Ha fallecido uno de los más grandes actores de la historia, representante del Hollywood clásico y protagonista de tantas de mis jornadas de sillón y bocadillo frente a la tele.
Es imposible entender aquella época sin Kirk Douglas. Hijo de inmigrantes judíos, había logrado salir adelante trabajando como repartidor de periódicos, vendedor de refrescos, dependiente en unos grandes almacenes, jardinero y bedel. Con todo eso, logró titularse en Filosofía y Letras y después en Arte Dramático. Triunfó en Broadway, desde allí dio el salto a la radio, al cine y luego a la televisión, fue productor y colaboró en algunos periódicos. En 1996 obtuvo un Oscar honorífico por toda su carrera y estuvo allí, después de haber sufrido un ictus, recibiendo el cariño de toda la industria cinematográfica y observando con orgullo el producto de su trabajo.
Hubo un tiempo en que el nombre de Kirk Douglas, por sí mismo, otorgaba solvencia a una película. Si él actuaba allí, podías estar seguro de que merecía la pena verla. Hizo de todo. En la época de los westerns y las superproducciones históricas, él estuvo en los más importantes, siempre llenando la pantalla con su presencia de galán y su cuerpo de luchador. Podía aparentar fragilidad y fortaleza, podía sufrir los estragos de la tuberculosis o morir crucificado, y siempre convertía esas actuaciones en algo especial. Su hoyuelo, su sonrisa y su mirada profunda se convirtieron en habituales en tantas sobremesas de aquella España en la que solo había dos canales y siempre ponían las mismas películas.
Mi padre lo adoraba por los westerns, su debilidad: «Duelo de titanes», «El último tren de Gun Hill» o «Asalto al carro blindado» eran de sus favoritos. Calculo que debió verlos cien mil veces o más. En mi caso era por las de aventuras: «20.000 leguas de viaje submarino», «Los vikingos» o la que sin duda es mi película favorita, «Espartaco». Él le dio honor a aquella revuelta de gladiadores, la convirtió por sí solo en una épica revolución contra el estado de las cosas, la hizo inmortal. Douglas puso su físico y su lenguaje corporal para una interpretación brillante que le otorgó fama por todo el mundo. En poco tiempo sus palabras se hicieron pilares de nuestro crecimiento como personas. Éramos niños pegados a un televisor, donde unas personas luchaban por ser libres y por recuperar su dignidad, frente a un sistema que les privaba de cualquier derecho.

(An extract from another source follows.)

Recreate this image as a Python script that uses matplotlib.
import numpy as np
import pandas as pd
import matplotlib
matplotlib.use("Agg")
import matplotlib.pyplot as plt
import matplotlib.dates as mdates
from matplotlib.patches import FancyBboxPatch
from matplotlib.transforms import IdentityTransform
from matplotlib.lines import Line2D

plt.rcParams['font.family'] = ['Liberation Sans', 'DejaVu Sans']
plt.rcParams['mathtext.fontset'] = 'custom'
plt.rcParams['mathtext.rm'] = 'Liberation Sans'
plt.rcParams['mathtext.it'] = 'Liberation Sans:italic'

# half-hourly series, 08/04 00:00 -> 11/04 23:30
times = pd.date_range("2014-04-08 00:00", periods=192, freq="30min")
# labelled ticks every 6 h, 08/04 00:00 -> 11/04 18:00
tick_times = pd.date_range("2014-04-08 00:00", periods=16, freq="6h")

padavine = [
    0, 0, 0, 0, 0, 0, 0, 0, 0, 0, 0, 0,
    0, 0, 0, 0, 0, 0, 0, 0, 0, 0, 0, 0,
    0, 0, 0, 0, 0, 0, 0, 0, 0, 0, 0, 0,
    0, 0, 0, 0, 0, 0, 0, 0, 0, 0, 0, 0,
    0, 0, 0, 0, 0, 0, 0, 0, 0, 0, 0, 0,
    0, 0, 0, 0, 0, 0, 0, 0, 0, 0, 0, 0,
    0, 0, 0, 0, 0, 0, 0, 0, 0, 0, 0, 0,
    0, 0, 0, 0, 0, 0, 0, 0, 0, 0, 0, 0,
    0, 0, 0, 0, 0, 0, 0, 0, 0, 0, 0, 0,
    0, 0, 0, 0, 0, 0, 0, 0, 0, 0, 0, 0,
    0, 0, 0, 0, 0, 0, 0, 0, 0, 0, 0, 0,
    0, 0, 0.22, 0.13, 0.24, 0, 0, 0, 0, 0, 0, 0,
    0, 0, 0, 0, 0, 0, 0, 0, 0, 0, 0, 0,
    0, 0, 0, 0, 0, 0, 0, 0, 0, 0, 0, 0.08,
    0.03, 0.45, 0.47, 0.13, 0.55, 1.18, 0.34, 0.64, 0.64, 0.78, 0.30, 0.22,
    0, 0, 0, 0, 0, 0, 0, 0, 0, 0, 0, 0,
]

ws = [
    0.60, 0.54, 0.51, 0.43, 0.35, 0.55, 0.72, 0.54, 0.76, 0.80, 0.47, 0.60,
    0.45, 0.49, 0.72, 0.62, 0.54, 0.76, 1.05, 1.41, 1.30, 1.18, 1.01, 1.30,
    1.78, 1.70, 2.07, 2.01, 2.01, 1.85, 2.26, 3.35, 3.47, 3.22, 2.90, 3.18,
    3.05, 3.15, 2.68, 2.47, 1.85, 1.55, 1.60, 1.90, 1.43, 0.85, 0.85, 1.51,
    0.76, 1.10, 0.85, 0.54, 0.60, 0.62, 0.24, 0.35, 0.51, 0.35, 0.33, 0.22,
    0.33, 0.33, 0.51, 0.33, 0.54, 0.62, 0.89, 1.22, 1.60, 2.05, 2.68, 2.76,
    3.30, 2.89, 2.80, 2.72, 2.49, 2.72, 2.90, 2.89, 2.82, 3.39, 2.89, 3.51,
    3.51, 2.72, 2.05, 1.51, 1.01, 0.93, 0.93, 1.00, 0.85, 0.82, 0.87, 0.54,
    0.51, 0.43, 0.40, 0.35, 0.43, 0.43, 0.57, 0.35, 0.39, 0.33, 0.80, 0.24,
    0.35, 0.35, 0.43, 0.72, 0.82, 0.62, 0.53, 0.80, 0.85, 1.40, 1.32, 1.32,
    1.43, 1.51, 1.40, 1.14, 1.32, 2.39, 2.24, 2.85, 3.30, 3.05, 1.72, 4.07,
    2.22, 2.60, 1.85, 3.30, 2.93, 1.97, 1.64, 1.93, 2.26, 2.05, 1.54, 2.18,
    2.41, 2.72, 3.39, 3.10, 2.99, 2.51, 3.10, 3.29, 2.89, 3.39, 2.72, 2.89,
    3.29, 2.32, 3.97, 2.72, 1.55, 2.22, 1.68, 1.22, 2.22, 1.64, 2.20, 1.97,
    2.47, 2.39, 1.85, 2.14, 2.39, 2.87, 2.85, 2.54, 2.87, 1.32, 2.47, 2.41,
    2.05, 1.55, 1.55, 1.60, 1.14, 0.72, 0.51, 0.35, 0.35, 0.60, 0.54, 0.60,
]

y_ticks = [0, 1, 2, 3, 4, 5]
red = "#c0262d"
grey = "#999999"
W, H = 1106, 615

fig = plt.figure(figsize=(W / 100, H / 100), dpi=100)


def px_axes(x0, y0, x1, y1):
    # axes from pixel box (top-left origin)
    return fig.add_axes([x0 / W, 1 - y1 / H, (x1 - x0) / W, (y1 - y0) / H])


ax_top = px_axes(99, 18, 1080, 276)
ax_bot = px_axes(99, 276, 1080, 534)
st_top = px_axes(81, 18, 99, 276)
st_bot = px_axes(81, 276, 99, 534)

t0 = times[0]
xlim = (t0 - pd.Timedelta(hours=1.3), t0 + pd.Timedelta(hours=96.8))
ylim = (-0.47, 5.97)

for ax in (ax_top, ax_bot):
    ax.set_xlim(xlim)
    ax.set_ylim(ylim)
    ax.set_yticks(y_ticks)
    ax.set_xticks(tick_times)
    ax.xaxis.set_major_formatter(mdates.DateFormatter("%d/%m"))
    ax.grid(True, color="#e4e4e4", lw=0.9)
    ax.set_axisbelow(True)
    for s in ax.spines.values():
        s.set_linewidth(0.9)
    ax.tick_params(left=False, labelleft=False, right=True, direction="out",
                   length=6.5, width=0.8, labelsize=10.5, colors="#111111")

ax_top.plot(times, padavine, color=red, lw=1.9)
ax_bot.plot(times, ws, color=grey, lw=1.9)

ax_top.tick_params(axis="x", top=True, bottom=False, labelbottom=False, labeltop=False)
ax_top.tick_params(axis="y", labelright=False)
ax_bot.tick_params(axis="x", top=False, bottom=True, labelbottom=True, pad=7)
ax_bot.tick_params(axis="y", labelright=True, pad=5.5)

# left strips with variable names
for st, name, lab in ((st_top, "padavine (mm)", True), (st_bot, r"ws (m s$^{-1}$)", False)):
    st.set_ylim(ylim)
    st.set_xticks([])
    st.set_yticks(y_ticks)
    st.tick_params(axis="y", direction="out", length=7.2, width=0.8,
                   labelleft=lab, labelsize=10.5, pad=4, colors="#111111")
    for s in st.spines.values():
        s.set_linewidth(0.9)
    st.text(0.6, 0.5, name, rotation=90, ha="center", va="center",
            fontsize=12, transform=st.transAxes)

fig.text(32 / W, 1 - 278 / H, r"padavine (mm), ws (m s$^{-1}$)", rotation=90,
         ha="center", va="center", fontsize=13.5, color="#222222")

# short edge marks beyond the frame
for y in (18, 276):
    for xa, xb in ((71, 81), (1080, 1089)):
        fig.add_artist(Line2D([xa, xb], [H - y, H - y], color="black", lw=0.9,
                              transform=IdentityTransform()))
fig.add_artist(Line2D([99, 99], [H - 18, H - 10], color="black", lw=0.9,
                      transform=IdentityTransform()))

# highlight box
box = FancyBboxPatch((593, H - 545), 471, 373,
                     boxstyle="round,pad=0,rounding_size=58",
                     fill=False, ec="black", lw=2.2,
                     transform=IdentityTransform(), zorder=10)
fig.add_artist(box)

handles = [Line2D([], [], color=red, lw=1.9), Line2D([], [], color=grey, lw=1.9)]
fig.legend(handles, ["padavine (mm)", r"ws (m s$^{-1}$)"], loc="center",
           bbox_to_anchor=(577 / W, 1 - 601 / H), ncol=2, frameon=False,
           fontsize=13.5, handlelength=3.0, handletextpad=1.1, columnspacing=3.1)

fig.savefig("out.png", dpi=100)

«Tal vez no haya paz en este mundo. No lo sé… pero sí sé que mientras estemos vivos, debemos ser fieles a nosotros mismos», decía Espartaco.
«La muerte es la única liberación para el esclavo, por eso no la teme… por eso venceremos».
Kirk Douglas ya no sigue entre nosotros, pero yo imagino que le ocurrirá como cantaba Serrat de Currito «El Palmo» y, en algún sitio en el que esté, el actor seguirá deleitando a los suyos. Hará de Van Gogh y de Ned Land, repetirá las frases de Espartaco con la misma pose estoica que nos impresionaba tanto en aquel entonces, y seguirá siendo el viejo galán del Hollywood de los 60, el que enamoraba a todas las diosas de la pantalla. Y si acepta peticiones, estoy convencido de que mi padre les pedirá a él y a Burt Lancaster que repitan el duelo en O. K. Corral, por enésima vez, hasta sacar de quicio incluso a los ángeles del cielo.